** BEGIN **

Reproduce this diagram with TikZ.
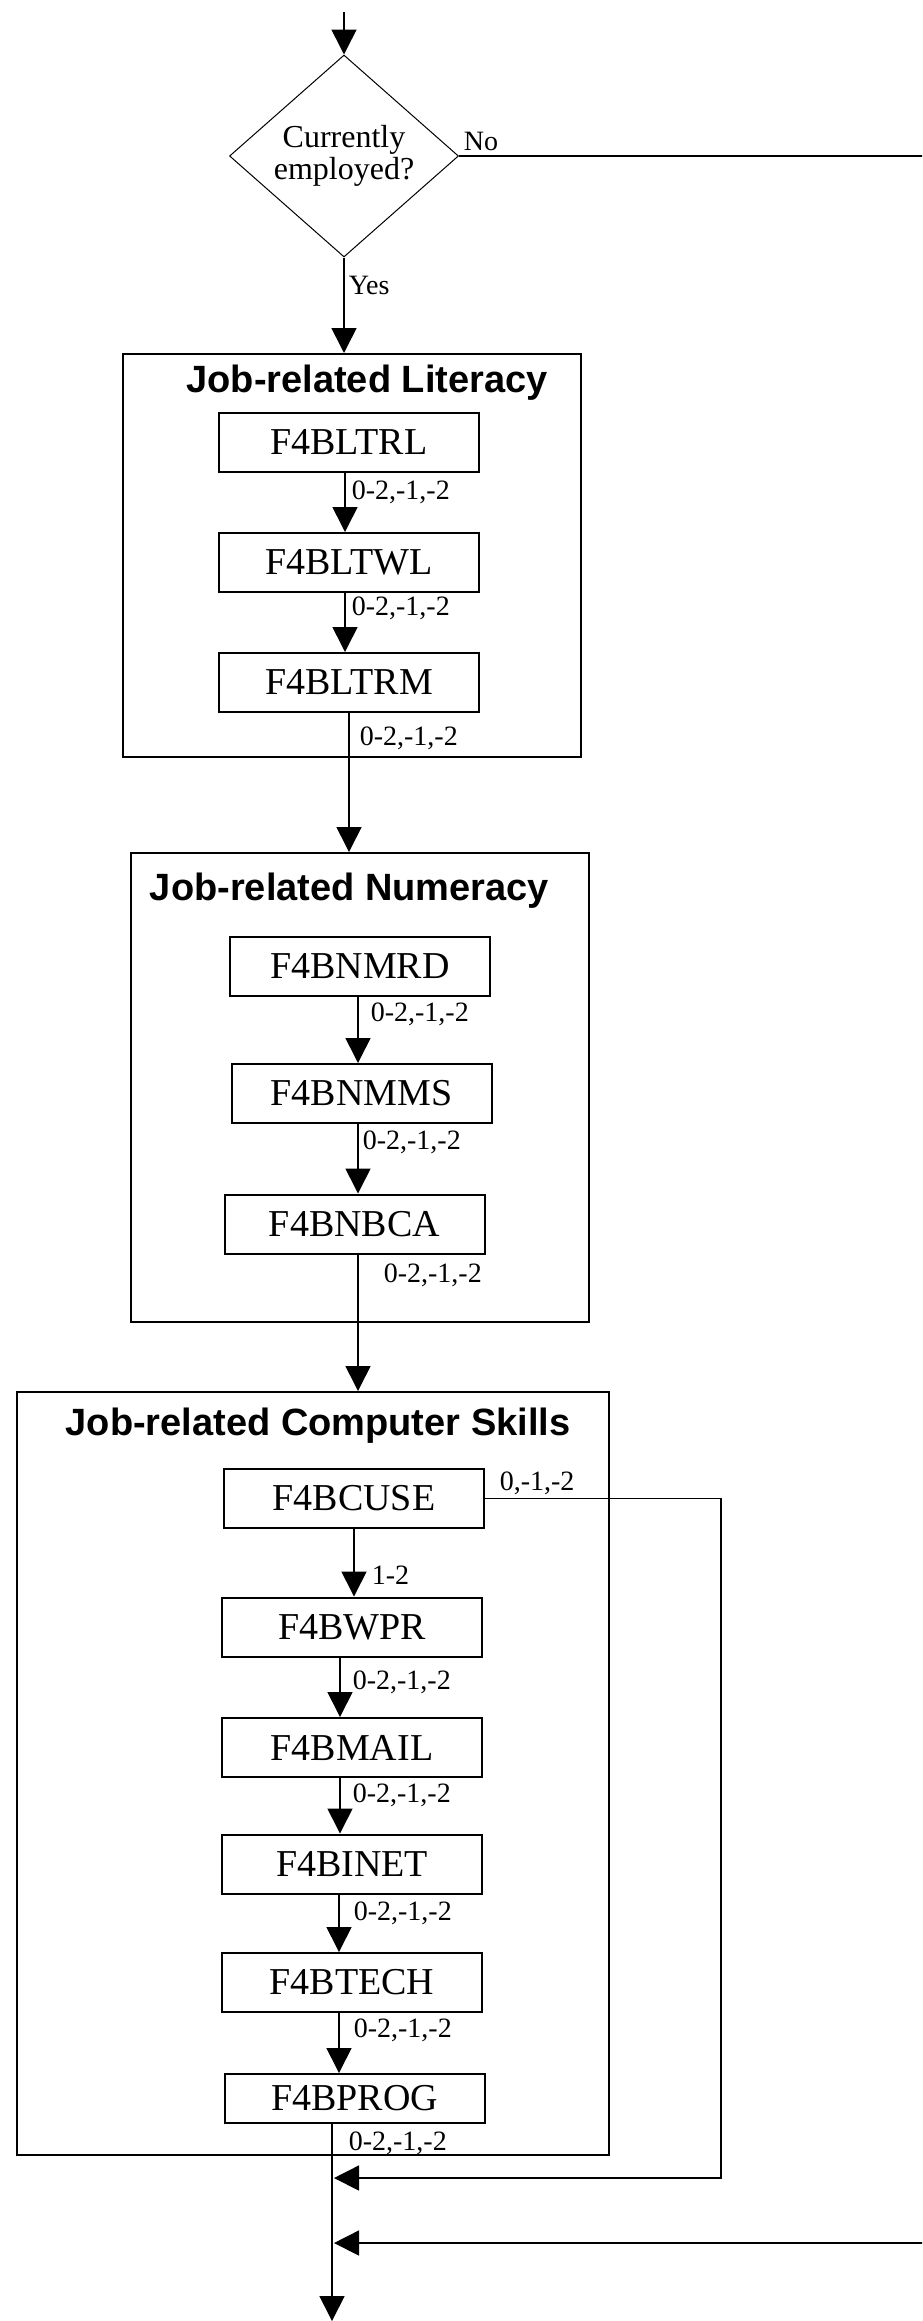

** END **
** BEGIN **

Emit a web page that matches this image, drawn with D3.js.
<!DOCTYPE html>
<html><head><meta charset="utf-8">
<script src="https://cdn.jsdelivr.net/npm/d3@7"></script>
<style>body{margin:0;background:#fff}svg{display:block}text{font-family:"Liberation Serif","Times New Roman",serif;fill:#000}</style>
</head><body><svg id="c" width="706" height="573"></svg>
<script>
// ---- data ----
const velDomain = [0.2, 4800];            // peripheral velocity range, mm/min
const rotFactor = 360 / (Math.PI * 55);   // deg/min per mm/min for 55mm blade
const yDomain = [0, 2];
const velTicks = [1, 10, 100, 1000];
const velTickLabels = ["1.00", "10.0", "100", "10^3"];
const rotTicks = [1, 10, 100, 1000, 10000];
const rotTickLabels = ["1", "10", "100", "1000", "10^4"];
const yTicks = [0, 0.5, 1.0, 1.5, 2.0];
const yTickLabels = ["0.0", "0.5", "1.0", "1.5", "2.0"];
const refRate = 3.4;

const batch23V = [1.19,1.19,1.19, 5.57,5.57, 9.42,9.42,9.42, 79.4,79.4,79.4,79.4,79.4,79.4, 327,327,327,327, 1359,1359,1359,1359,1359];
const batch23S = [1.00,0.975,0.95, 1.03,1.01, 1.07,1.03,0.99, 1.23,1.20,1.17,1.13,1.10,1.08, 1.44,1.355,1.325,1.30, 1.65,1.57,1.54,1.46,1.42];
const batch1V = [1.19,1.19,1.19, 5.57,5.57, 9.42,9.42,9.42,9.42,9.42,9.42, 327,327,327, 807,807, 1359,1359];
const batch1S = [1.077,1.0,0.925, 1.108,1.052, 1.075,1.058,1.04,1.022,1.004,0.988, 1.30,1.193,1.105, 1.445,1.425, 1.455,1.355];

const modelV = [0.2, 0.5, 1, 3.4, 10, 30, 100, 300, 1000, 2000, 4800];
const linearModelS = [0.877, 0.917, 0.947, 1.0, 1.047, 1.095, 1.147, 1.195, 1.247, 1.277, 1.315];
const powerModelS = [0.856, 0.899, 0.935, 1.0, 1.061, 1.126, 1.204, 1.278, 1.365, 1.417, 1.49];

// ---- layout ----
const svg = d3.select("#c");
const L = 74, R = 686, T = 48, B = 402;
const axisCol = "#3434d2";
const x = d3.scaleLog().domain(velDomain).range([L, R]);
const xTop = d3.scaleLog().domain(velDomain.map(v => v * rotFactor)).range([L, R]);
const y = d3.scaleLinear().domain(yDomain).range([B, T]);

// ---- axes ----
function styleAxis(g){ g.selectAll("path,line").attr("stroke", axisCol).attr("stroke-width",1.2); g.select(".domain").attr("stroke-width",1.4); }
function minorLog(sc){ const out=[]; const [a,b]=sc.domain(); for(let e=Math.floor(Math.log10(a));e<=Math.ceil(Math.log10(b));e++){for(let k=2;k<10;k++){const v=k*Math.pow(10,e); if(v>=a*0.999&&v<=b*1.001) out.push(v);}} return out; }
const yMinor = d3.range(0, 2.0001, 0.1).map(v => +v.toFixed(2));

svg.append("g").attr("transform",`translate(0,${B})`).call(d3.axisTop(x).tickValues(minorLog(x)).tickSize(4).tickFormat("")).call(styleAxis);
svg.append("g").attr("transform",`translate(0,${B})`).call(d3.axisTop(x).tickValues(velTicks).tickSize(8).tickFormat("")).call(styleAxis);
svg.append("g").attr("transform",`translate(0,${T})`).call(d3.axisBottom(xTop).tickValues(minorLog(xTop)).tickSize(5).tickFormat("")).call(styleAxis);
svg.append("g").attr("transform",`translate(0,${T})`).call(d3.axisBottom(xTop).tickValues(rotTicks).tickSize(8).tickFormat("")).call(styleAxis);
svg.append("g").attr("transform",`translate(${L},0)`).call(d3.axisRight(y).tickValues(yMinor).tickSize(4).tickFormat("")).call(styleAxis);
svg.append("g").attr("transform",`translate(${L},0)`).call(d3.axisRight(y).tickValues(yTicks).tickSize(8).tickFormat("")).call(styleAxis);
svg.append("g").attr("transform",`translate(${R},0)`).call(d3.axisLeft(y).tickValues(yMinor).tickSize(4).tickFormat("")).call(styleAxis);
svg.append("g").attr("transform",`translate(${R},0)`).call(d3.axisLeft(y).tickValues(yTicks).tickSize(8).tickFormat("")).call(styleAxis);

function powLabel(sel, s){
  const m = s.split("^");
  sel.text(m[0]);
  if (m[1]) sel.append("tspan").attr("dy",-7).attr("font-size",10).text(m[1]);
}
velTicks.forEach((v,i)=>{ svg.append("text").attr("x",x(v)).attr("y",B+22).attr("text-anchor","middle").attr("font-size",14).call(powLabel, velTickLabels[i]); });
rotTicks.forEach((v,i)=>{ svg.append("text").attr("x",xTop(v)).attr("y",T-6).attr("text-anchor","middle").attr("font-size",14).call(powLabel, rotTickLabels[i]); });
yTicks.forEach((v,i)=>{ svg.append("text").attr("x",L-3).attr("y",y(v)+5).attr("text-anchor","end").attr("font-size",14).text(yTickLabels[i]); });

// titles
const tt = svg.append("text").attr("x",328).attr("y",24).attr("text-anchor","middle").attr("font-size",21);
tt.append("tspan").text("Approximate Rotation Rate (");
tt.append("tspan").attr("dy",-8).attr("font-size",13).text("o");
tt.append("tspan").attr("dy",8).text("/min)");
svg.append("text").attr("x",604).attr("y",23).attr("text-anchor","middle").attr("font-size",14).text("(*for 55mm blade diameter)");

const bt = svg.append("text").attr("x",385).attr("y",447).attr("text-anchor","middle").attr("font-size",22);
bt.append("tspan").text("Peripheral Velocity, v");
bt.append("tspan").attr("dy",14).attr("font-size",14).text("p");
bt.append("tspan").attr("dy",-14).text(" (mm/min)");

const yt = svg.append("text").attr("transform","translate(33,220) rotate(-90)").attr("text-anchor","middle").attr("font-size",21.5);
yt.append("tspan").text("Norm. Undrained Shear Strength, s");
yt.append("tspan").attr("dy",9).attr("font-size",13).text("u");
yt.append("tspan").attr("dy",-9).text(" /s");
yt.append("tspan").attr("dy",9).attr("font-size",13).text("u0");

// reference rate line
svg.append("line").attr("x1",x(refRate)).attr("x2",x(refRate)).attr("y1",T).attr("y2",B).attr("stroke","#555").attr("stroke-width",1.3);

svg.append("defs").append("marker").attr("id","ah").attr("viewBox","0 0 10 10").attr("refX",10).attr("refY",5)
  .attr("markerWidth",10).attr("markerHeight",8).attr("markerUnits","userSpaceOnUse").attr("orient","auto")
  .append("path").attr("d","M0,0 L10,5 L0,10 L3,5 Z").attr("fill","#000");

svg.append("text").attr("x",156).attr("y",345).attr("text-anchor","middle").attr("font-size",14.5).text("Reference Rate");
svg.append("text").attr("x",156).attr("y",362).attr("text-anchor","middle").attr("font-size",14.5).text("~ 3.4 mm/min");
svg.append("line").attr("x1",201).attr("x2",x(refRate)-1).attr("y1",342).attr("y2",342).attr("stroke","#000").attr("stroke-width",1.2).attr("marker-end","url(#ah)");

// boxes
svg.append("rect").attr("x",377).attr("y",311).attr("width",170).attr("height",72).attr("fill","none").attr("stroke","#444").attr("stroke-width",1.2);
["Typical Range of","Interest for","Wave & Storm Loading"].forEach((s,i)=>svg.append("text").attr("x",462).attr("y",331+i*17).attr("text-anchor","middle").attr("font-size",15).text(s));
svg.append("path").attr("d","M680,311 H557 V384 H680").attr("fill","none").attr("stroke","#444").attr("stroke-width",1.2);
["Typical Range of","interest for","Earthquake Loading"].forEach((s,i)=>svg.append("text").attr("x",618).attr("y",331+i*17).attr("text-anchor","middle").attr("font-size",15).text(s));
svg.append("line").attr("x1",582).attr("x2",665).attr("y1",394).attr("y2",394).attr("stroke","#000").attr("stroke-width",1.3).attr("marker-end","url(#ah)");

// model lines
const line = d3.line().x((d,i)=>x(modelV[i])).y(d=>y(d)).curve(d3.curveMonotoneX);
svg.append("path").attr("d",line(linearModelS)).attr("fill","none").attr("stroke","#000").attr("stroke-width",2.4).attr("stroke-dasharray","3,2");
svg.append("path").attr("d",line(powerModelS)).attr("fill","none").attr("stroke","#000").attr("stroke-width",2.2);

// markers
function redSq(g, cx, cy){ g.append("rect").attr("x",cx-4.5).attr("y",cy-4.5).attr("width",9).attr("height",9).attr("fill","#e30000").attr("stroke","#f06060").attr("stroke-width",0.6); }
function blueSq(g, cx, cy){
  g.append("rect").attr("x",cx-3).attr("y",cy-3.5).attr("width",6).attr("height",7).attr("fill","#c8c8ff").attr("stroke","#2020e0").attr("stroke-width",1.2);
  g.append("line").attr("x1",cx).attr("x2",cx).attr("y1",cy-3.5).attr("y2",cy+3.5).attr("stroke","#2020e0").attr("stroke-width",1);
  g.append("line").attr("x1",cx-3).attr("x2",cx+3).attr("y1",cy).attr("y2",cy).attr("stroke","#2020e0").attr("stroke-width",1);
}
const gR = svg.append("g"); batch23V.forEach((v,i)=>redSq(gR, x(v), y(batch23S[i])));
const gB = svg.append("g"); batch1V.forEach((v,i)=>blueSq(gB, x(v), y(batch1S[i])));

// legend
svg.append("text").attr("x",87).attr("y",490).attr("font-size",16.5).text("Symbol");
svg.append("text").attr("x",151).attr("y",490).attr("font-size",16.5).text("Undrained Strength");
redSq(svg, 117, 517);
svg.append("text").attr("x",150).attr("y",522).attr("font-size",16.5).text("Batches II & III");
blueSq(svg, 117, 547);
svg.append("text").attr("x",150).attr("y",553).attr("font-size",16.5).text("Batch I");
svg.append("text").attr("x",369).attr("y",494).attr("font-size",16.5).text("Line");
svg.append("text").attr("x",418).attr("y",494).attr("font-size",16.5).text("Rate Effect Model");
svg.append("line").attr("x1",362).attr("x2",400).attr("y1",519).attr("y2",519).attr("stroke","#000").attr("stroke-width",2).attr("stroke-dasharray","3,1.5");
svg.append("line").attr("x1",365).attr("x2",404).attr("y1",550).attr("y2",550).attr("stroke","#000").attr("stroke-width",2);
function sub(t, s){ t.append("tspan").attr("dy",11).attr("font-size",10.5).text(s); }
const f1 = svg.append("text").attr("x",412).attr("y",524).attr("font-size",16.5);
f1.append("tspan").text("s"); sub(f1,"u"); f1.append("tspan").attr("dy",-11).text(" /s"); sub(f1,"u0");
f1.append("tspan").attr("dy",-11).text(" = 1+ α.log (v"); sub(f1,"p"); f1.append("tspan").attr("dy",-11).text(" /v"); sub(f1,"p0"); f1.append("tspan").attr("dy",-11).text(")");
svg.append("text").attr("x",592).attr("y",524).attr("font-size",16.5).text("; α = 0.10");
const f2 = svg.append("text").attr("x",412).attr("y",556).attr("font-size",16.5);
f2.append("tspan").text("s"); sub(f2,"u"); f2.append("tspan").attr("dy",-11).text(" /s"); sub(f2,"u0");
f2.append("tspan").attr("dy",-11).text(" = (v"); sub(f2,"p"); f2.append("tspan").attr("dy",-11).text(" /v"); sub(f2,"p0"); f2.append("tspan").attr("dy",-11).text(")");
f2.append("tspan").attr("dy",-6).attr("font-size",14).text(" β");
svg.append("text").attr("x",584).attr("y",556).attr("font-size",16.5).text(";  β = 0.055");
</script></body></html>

** END **

Between the line containing "Emit a web page" and the line containing "1.365, 1.417, 1.49];" lies the part to return. Return it exactly, counting both of those lines.

> [Written answer]
Emit a web page that matches this image, drawn with D3.js.
<!DOCTYPE html>
<html><head><meta charset="utf-8">
<script src="https://cdn.jsdelivr.net/npm/d3@7"></script>
<style>body{margin:0;background:#fff}svg{display:block}text{font-family:"Liberation Serif","Times New Roman",serif;fill:#000}</style>
</head><body><svg id="c" width="706" height="573"></svg>
<script>
// ---- data ----
const velDomain = [0.2, 4800];            // peripheral velocity range, mm/min
const rotFactor = 360 / (Math.PI * 55);   // deg/min per mm/min for 55mm blade
const yDomain = [0, 2];
const velTicks = [1, 10, 100, 1000];
const velTickLabels = ["1.00", "10.0", "100", "10^3"];
const rotTicks = [1, 10, 100, 1000, 10000];
const rotTickLabels = ["1", "10", "100", "1000", "10^4"];
const yTicks = [0, 0.5, 1.0, 1.5, 2.0];
const yTickLabels = ["0.0", "0.5", "1.0", "1.5", "2.0"];
const refRate = 3.4;

const batch23V = [1.19,1.19,1.19, 5.57,5.57, 9.42,9.42,9.42, 79.4,79.4,79.4,79.4,79.4,79.4, 327,327,327,327, 1359,1359,1359,1359,1359];
const batch23S = [1.00,0.975,0.95, 1.03,1.01, 1.07,1.03,0.99, 1.23,1.20,1.17,1.13,1.10,1.08, 1.44,1.355,1.325,1.30, 1.65,1.57,1.54,1.46,1.42];
const batch1V = [1.19,1.19,1.19, 5.57,5.57, 9.42,9.42,9.42,9.42,9.42,9.42, 327,327,327, 807,807, 1359,1359];
const batch1S = [1.077,1.0,0.925, 1.108,1.052, 1.075,1.058,1.04,1.022,1.004,0.988, 1.30,1.193,1.105, 1.445,1.425, 1.455,1.355];

const modelV = [0.2, 0.5, 1, 3.4, 10, 30, 100, 300, 1000, 2000, 4800];
const linearModelS = [0.877, 0.917, 0.947, 1.0, 1.047, 1.095, 1.147, 1.195, 1.247, 1.277, 1.315];
const powerModelS = [0.856, 0.899, 0.935, 1.0, 1.061, 1.126, 1.204, 1.278, 1.365, 1.417, 1.49];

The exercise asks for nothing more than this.